Le mentorat peut changer des vies, soutient Mentor Canada, une coalition d’organisations offrant une démarche d’accompagnement aux jeunes au Canada. Un sondage de Mentor Canada effectué en 2021 a démontré que les jeunes bénéficiant de l’aide de mentors étaient deux fois plus susceptibles d’avoir terminé leurs études secondaires que leurs collègues sans mentor. Ils étaient 95 pour cent plus susceptibles d’avoir poursuivi leurs études et deux fois plus enclins à ressentir un sentiment d’appartenance à leur communauté.
L’Université métropolitaine de Toronto (anciennement Ryerson) a compris depuis longtemps le pouvoir des mentors, comme en témoigne son programme Tri-Mentoring (trimentorat) instauré en 2001.

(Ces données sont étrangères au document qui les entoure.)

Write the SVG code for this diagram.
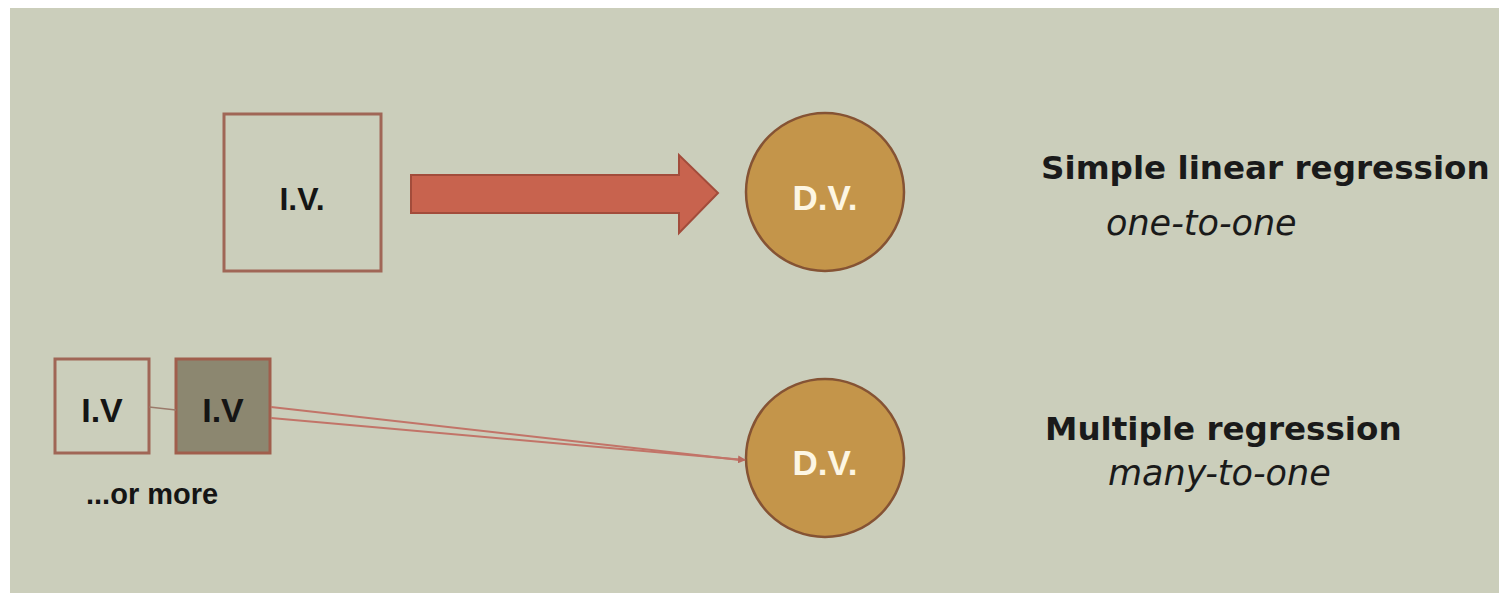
<svg xmlns="http://www.w3.org/2000/svg" width="1499" height="593" viewBox="0 0 1499 593">
<style>
.box{fill:none;stroke:#a06656;stroke-width:3}
.dv{fill:#c4954a;stroke:#855334;stroke-width:2.5}
.iv{font-family:"Liberation Sans",Arial,sans-serif;font-weight:bold;fill:#151515;text-anchor:middle}
.dvt{font-family:"Liberation Sans",Arial,sans-serif;font-weight:bold;fill:#fdf6e3;text-anchor:middle;font-size:35px}
.title{font-family:"DejaVu Sans",sans-serif;font-weight:bold;font-size:32.6px;fill:#1a1a1a}
.sub{font-family:"DejaVu Sans",sans-serif;font-style:italic;font-size:35px;fill:#1a1a1a}
.link{fill:none;stroke:#c27468;stroke-width:2}
</style>
<defs>
<marker id="ah" markerWidth="8" markerHeight="8" refX="7" refY="4" orient="auto" markerUnits="userSpaceOnUse" viewBox="0 0 8 8">
<path d="M0,0 L8,4 L0,8 Z" fill="#b86a5e"/>
</marker>
</defs>
<rect x="10" y="8" width="1489" height="585" fill="#cbcebb"/>
<g id="iv-top">
<rect class="box" x="224" y="114" width="157" height="157"/>
<text class="iv" x="302" y="210" font-size="32">I.V.</text>
</g>
<g id="dv-top">
<circle class="dv" cx="825" cy="192" r="79"/>
<text class="dvt" x="825" y="210">D.V.</text>
</g>
<g id="iv-a">
<rect class="box" x="55" y="359" width="94" height="94"/>
<text class="iv" x="102" y="422" font-size="34">I.V</text>
</g>
<g id="iv-b">
<rect x="176" y="359" width="94" height="94" fill="#8c8770" stroke="#a05e4c" stroke-width="3"/>
<text class="iv" x="223" y="422" font-size="34">I.V</text>
</g>
<g id="dv-bottom">
<circle class="dv" cx="825" cy="458" r="79"/>
<text class="dvt" x="825" y="475">D.V.</text>
</g>
<g id="connectors">
<path d="M411,175 H679 V155 L718,193 L679,233 V213 H411 Z" fill="#c8634e" stroke="#a24c3b" stroke-width="2"/>
<line x1="149" y1="407" x2="176" y2="410" stroke="#9a7a6a" stroke-width="1.5"/>
<line class="link" x1="271" y1="407" x2="740" y2="460"/>
<line class="link" x1="271" y1="418" x2="745" y2="460" marker-end="url(#ah)"/>
</g>
<g id="labels">
<text x="86" y="504" font-family="Liberation Sans,Arial,sans-serif" font-weight="bold" font-size="29" fill="#151515">...or more</text>
<text class="title" x="1041" y="179">Simple linear regression</text>
<text class="sub" x="1106" y="235">one-to-one</text>
<text class="title" x="1045" y="440">Multiple regression</text>
<text class="sub" x="1108" y="485">many-to-one</text>
</g>
</svg>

« Les conseillers pédagogiques avaient constaté que certains groupes d’étudiants qui avaient été admis à l’université avaient du mal à y rester, explique Jennifer Barcelona, qui dirige le programme. Nous espérions que chaque étudiant inscrit à notre université éprouve un sentiment d’appartenance et ne soit pas contraint de laisser son identité derrière lui. »
Le programme de trimentorat associe les étudiants de trois façons différentes : le mentorat entre pairs associe les étudiants de première et de deuxième année pour faciliter la transition à l’université; le mentorat de groupe aide les Noirs, les LGBTQ2I, les Asiatiques de l’Est et du Sud-Est, les Autochtones et d’autres groupes à entrer en contact et à partager leurs expériences; quant au mentorat professionnel, il associe les étudiants de troisième année à des professionnels de l’industrie pour leur fournir un aperçu du monde du travail.
Lors de sa première année d’existence, le programme a créé 60 mentorats. Au cours des 21 dernières années, plus de 30 000 étudiants ont été ainsi encadrés.
De plus, les étudiants mentorés ne sont pas les seuls à bénéficier d’un tel accompagnement.
L’expérience du trimentorat s’est avérée tellement positive qu’au moins 80 pour cent des mentors sont eux-mêmes d’anciens étudiants mentorés. « Les diplômés de notre programme sont toujours prêts à donner de leur temps comme mentors ou conférenciers invités », explique Mme Barcelona.
Mentor Canada a aussi constaté que les jeunes ayant bénéficié de l’appui d’un mentor avaient deux fois plus tendance à être eux-mêmes intéressés par le mentorat que les autres.
Quant à Mme Colquhoun, elle ajoute « j’aime beaucoup le temps passé avec les étudiants et les enseignants au Salvador. Le travail m’a vraiment donné un objectif pendant la COVID-19, en plus de me permettre d’apprendre assez d’espagnol pour pouvoir écrire un courriel et suivre les cours en classe ».